|NORFOLK (Nov. 7, 2013) The amphibious transport dock ship USS San Antonio (LPD 17) returns to Naval Station Norfolk after completing an eight-month deployment. San Antonio was part of the Kearsarge Amphibious Ready Group supporting maritime security operations and theater security cooperation efforts in the U.S. 5th and 6th Fleet areas of responsibility. (U.S. Navy photo by Mass Communication Specialist 1st Class Julie Matyascik Released)|
No ship returns from deployment looking good, but every once and awhile we get to see the 'other' side of a ship returning home from deployment - and by other side, I'm talking about the side that doesn't face the pier.
USS San Antonio (LPD 17) was designed for regular six month deployments. The ship is less than eight years old, and the ship is returning from only her second deployment. The deployment was eight months, not six. Longer deployments are becoming increasingly common for all amphibious ship deployments.

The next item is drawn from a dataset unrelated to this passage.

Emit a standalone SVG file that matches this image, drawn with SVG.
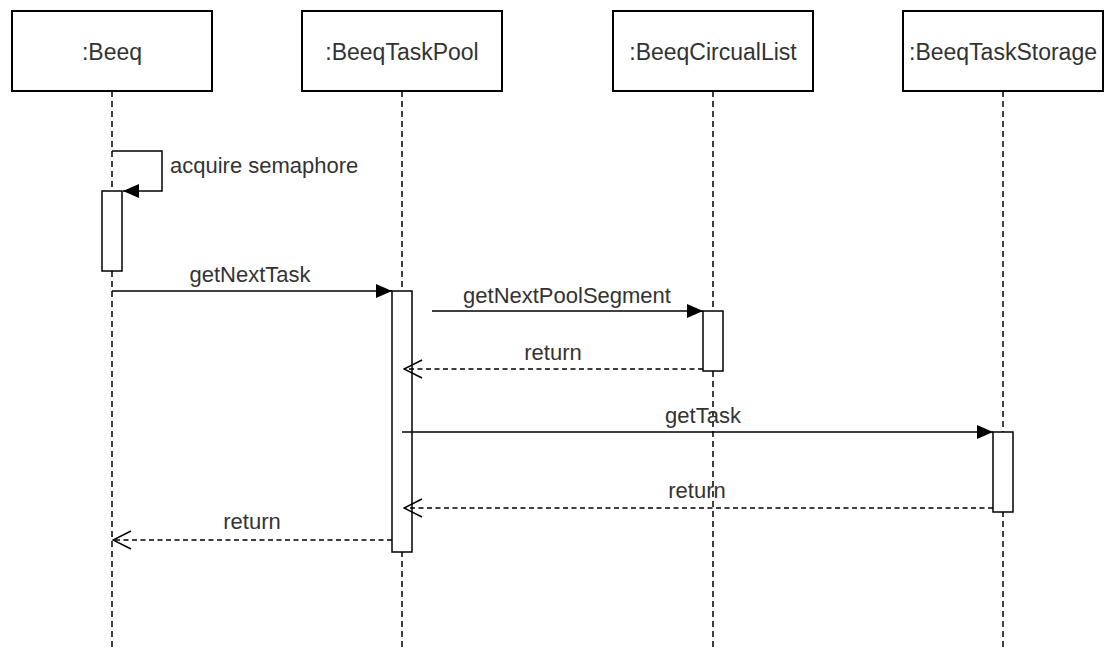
<svg xmlns="http://www.w3.org/2000/svg" width="1108" height="650" viewBox="0 0 1108 650">
<defs>
<style>
.box{fill:#fff;stroke:#000;stroke-width:2}
.life{stroke:#000;stroke-width:1.5;stroke-dasharray:6 4;fill:none}
.act{fill:#fff;stroke:#000;stroke-width:1.5}
.msg{stroke:#000;stroke-width:1.5;fill:none}
.ret{stroke:#000;stroke-width:1.5;stroke-dasharray:5 3.5;fill:none}
.lbl{font-family:"Liberation Sans",Arial,sans-serif;font-size:23px;fill:#333;text-anchor:middle}
.mtx{font-family:"Liberation Sans",Arial,sans-serif;font-size:22px;fill:#333}
</style>
<marker id="filled" viewBox="0 0 16 14" refX="16" refY="7" markerWidth="16" markerHeight="14" markerUnits="userSpaceOnUse" orient="auto">
<path d="M0,0 L16,7 L0,14 Z" fill="#000"/>
</marker>
<marker id="open" viewBox="-1 -1 20 20" refX="18" refY="9" markerWidth="20" markerHeight="20" markerUnits="userSpaceOnUse" orient="auto">
<path d="M0,0 L18,9 L0,18" fill="none" stroke="#000" stroke-width="1.5"/>
</marker>
</defs>
<rect width="1108" height="650" fill="#fff"/>

<g id="lifelines">
<line class="life" x1="112" y1="91" x2="112" y2="650"/>
<line class="life" x1="402" y1="91" x2="402" y2="650"/>
<line class="life" x1="713" y1="91" x2="713" y2="650"/>
<line class="life" x1="1003" y1="91" x2="1003" y2="650"/>
</g>

<g id="beeq">
<rect class="box" x="12" y="11" width="200" height="80"/>
<text class="lbl" x="112" y="60">:Beeq</text>
<rect class="act" x="102" y="191" width="20" height="80"/>
</g>
<g id="taskpool">
<rect class="box" x="302" y="11" width="200" height="80"/>
<text class="lbl" x="402" y="60">:BeeqTaskPool</text>
<rect class="act" x="392" y="291" width="20" height="261"/>
</g>
<g id="circuallist">
<rect class="box" x="613" y="11" width="200" height="80"/>
<text class="lbl" x="713" y="60">:BeeqCircualList</text>
<rect class="act" x="703" y="311" width="20" height="60"/>
</g>
<g id="taskstorage">
<rect class="box" x="903" y="11" width="200" height="80"/>
<text class="lbl" x="1003" y="60">:BeeqTaskStorage</text>
<rect class="act" x="993" y="432" width="20" height="80"/>
</g>

<g id="connectors">
<polyline class="msg" points="112,151 162,151 162,191 123,191" marker-end="url(#filled)"/>
<text class="mtx" x="170" y="173">acquire semaphore</text>

<line class="msg" x1="112" y1="291" x2="392" y2="291" marker-end="url(#filled)"/>
<text class="mtx" x="250" y="282" text-anchor="middle">getNextTask</text>

<line class="msg" x1="432" y1="311" x2="703" y2="311" marker-end="url(#filled)"/>
<text class="mtx" x="567" y="303" text-anchor="middle">getNextPoolSegment</text>

<line class="ret" x1="703" y1="369" x2="404" y2="369" marker-end="url(#open)"/>
<text class="mtx" x="553" y="360" text-anchor="middle">return</text>

<line class="msg" x1="402" y1="432" x2="993" y2="432" marker-end="url(#filled)"/>
<text class="mtx" x="703" y="423" text-anchor="middle">getTask</text>

<line class="ret" x1="993" y1="508" x2="404" y2="508" marker-end="url(#open)"/>
<text class="mtx" x="697" y="498" text-anchor="middle">return</text>

<line class="ret" x1="392" y1="540" x2="113" y2="540" marker-end="url(#open)"/>
<text class="mtx" x="252" y="529" text-anchor="middle">return</text>
</g>
</svg>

The San Antonio class amphibious transport docks are designed to be optimally manned compared to the Austin class LPDs. Basically that means USS San Antonio (LPD 17) has 60 fewer sailors than the Austin class LPDs, even though USS San Antonio (LPD 17) is over 7000 tons bigger than the Austin class LPDs.
The San Antonio class LPDs are designed for a 40 year service life. The most recent US Navy shipbuilding plan is based upon these ships serving 43 years, not 40 years.
So in summary, at less than eight years old USS San Antonio (LPD 17) is looking pretty rough after returning from only her second deployment. At 25,000 tons the ship is
I lack confidence in this the plan to keep USS San Antonio (LPD 17) and her sister ships in service until 2049. It's hard to believe that any Navy and Marine Corps leaders actually believe this is a legitimate and workable plan.